(Warning: Strong language in paragraph 17)

NEW YORK - Global trading house Arcadia Energy rejected on Wednesday claims that its traders had manipulated crude oil markets in early 2008, saying it would fight the suit brought by U.S. regulators in court.

The CFTC is wrong on both the facts and the law, said Colin Hurley, the Chief Financial Officer of Arcadia, in an e-mailed statement to Reuters.

The quick rebuttal sets up a rare public show-down over trading practices in the opaque physical oil market. Many such past cases have been settled out of court, and regulators have struggled in the past to make manipulation charges stick.

The CFTC sued firms and traders including London-based Arcadia and U.S. subsidiary Parnon Energy on Tuesday, alleging that they carried out an illegal squeeze in benchmark U.S. West Texas Intermediate (WTI) oil markets in 2008 that led to $50 million in illicit profits.

Arcadia has carefully looked at its WTI crude oil trading in the period from January to April 2008, and retained independent experts to assist in that process, Hurley, who also speaks for Parnon, said.

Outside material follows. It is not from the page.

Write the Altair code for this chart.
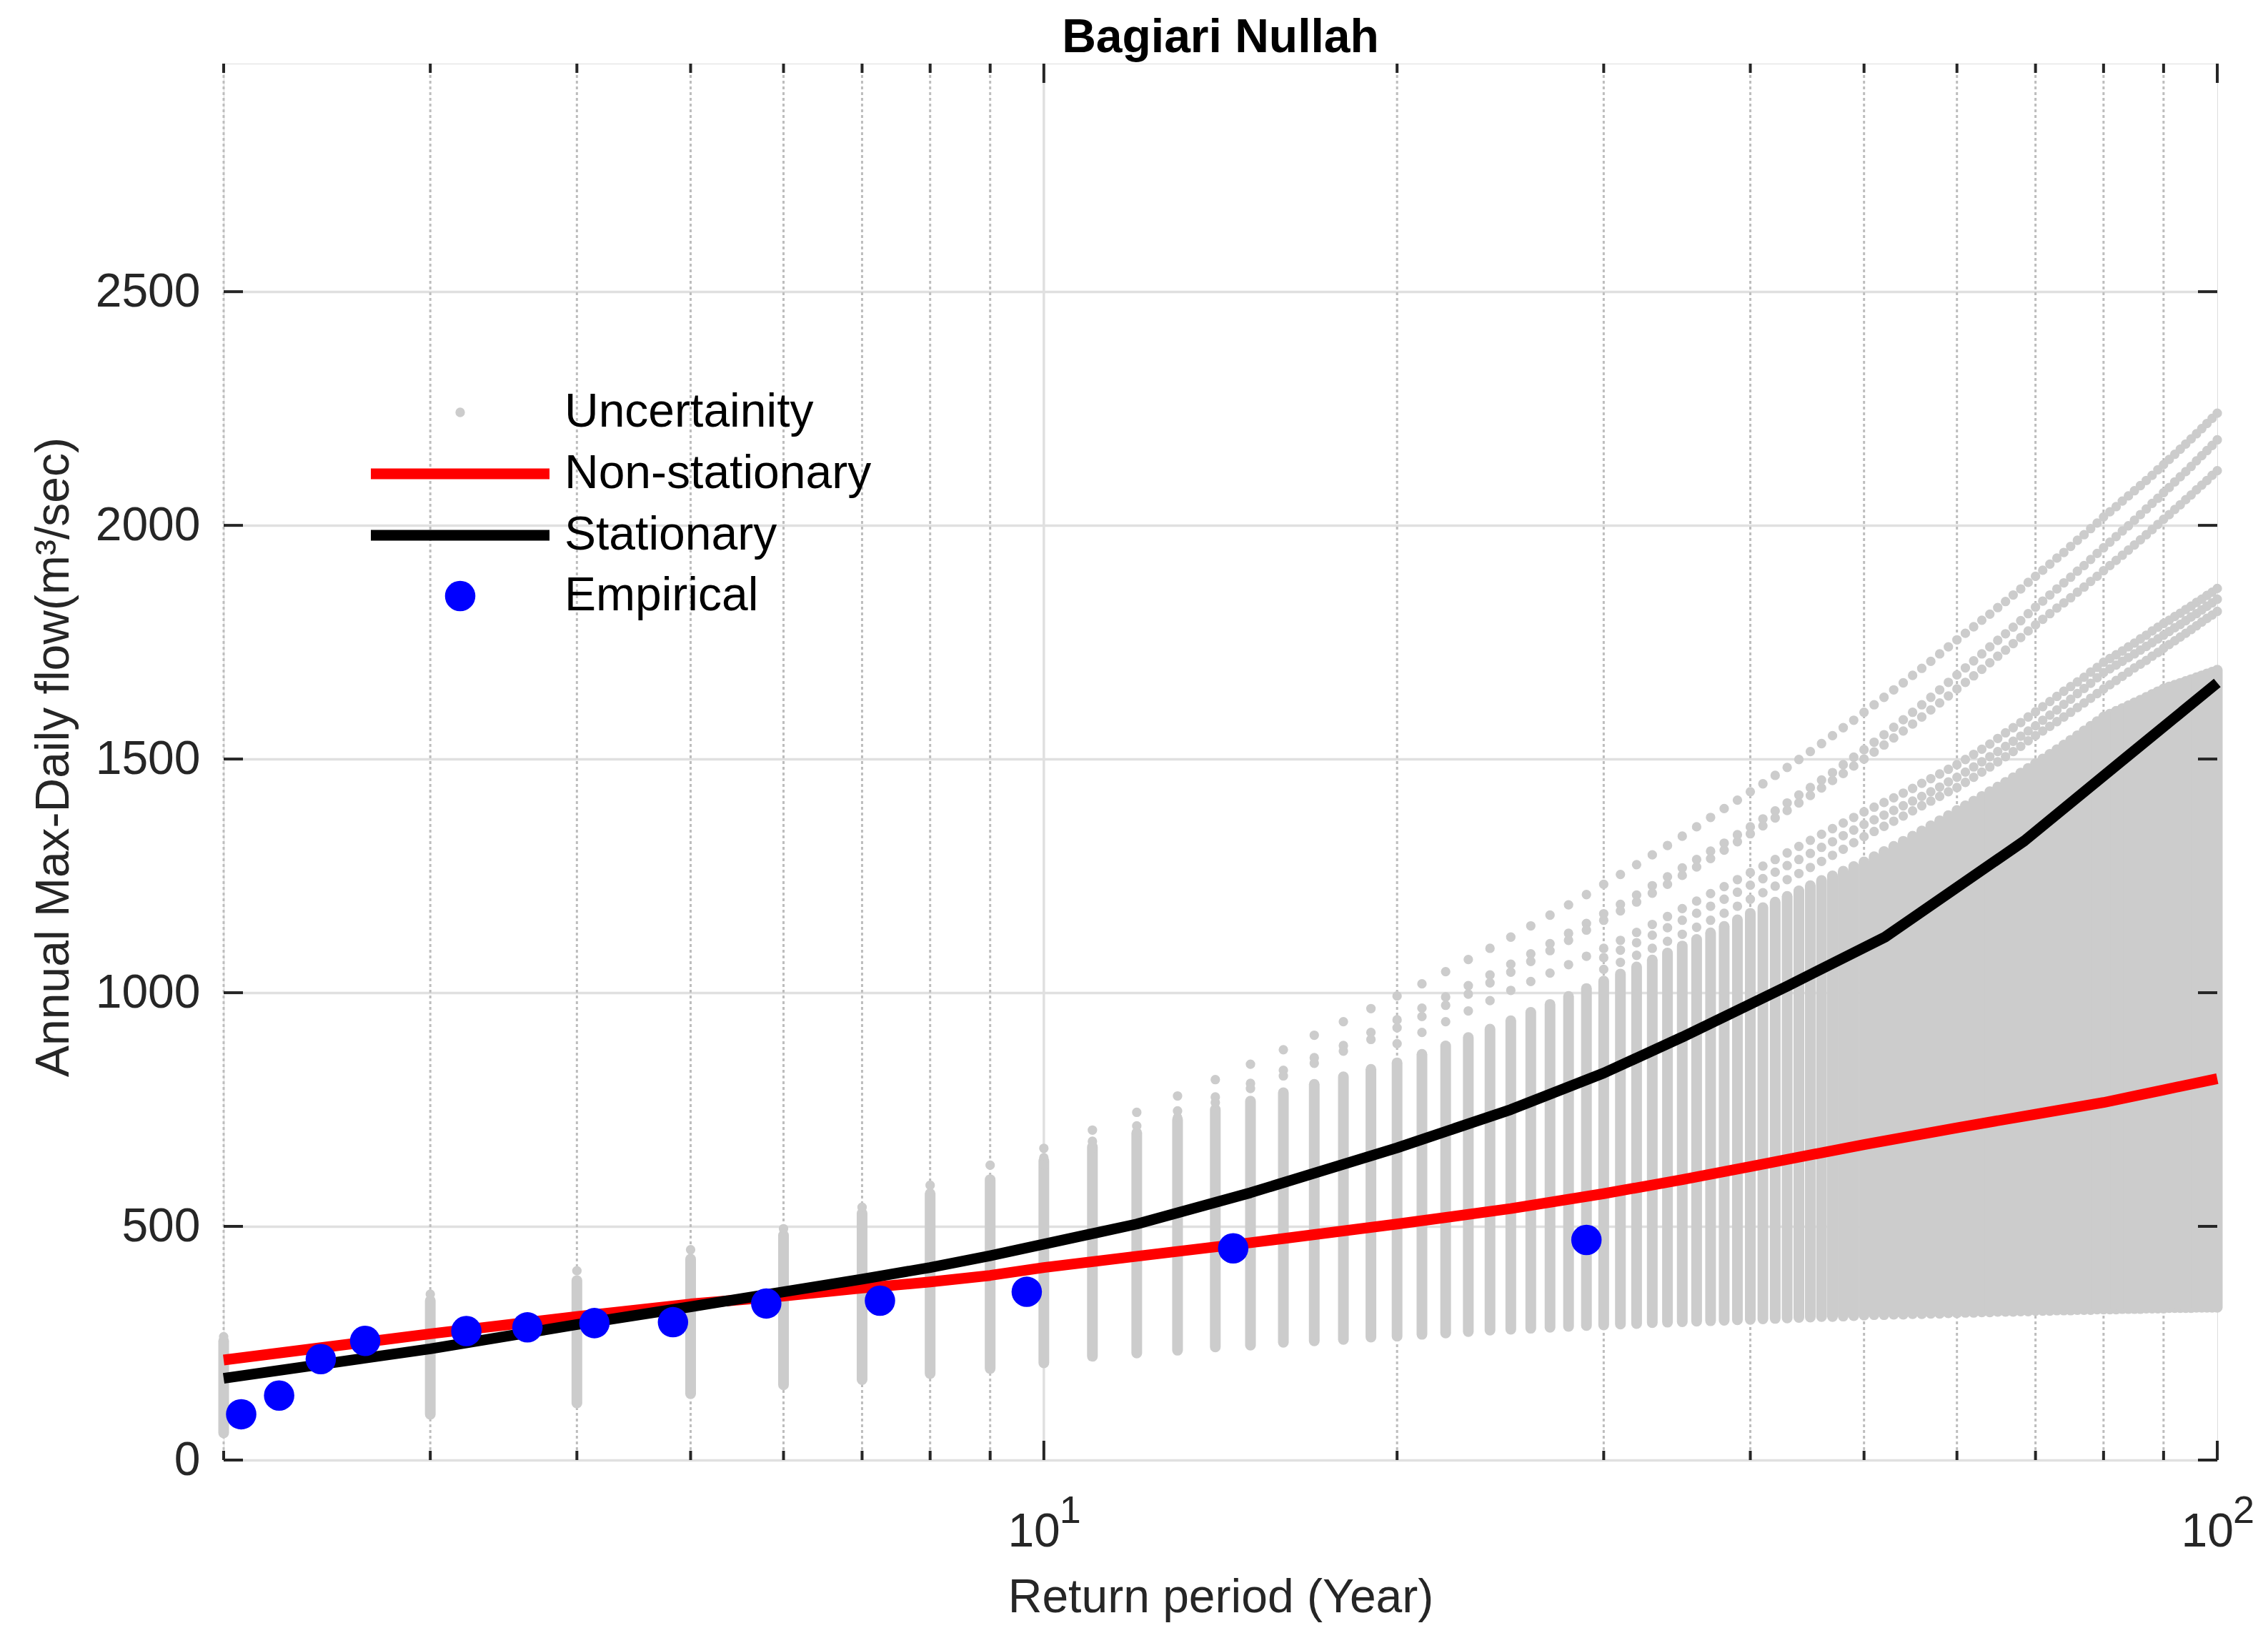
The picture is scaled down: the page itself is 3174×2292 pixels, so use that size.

In short, our activity involved legitimate and lawful trades at market prices that were dictated by the fundamentals of supply and demand... We look forward to proving this in court.

The CFTC said traders James Dyer of Oklahoma's Parnon Energy, and Nick Wildgoose of Arcadia, amassed large physical positions at a key U.S. trading hub to create the impression of tight supplies that would boost prompt oil prices.

Later they dumped those barrels back onto the market, causing prices to fall and racking up profits from short positions they had accrued in futures markets, the suit said.

While the civil suit comes after three years of heightened scrutiny into oil price speculation by the CFTC, it also arrives at a time when President Barack Obama is seeking to reassure Americans he is trying to curb high U.S. gasoline prices and ensure they aren't subject to manipulation.


The CFTC's complaint alleges both manipulation and attempted market manipulation. Proving the former is considered extremely difficult because so many factors can affect prices.

If they're alleging manipulation, that means that the data is pretty dramatic, said Michael Greenberger, a professor at the University of Maryland School of Law and a former director of the division of trading and markets at the CFTC.

Lots of civil actions around the derivatives markets have been settled before reaching trial, with firms often agreeing to pay fines without admitting wrongdoing.

In this case, Arcadia said it did not expect a settlement to be possible.

Rather than consent to the resolution of the matter based on allegations that are unjustified and untrue, we accepted that the matter would be adjudicated in the courts, said Hurley.

A potential trial could be years away. The CFTC sued former Amaranth Advisors trader Brian Hunter for attempting to manipulate natural gas futures nearly four years ago. While Amaranth settled for $7.5 million two years ago, the Hunter case is still pending.

The lawsuit filed on Tuesday cited a series of internal communications it said showed a cycle of manipulation by going long the prompt U.S. crude oil spread on the way up, then shorting the spread before dumping barrels on the market.

In September 2007, according to CFTC suit, Dyer said in an email to other Parnon/Arcadia traders that there was a s---load of money to be made in creating the appearance that available stocks of crude at Cushing were low.

The trading duo amassed a sufficient quantity of physical WTI to be delivered the next month at Cushing to dominate and control WTI supply even though they had no commercial need for crude oil, the CFTC said.

Hurley dismissed the notion of a dominant position.

Arcadia plainly lacked the ability and the intent to control prices in a market as large and complex as the WTI crude oil market, he wrote.

The suit alleges that Arcadia bought up enough crude at and around the Cushing, Oklahoma, delivery point for the New York Mercantile Exchange (NYMEX) crude oil futures contract to affect prices for a few days before and after expiry.


Arcadia and Parnon are both owned by secretive Norwegian billionaire John Fredriksen, known as Big Wolf and more widely as Big John in the shipping industry. He is the owner of the world's largest independent oil tanker firm, Frontline.

While some ship industry sources have described him as a chancer who doesn't like to follow rules, others have pointed out that the 67 year old built up his shipping and trading empire from scratch, acquiring an estimated fortune of $10.7 billion along the way.

He is a rough businessman, said editor Gunnar Stavrum of Norway's Nettavisen, who has written two unauthorized biographies about Fredriksen.

He has been involved in speculative trading before, among other things in currencies. It's too early to say if these claims of illegal oil trading will hold up.

Parnon, headquartered in Oklahoma, owns at least 3 million barrels of storage facilities at Cushing, Oklahoma, delivery point of the benchmark WTI U.S. crude contract.

London-based Arcadia is a major global oil trading firm, which typically markets about 800,000 barrels a day of crude and oil products around the world.

The CFTC suit was brought in the Federal Southern District Court of New York.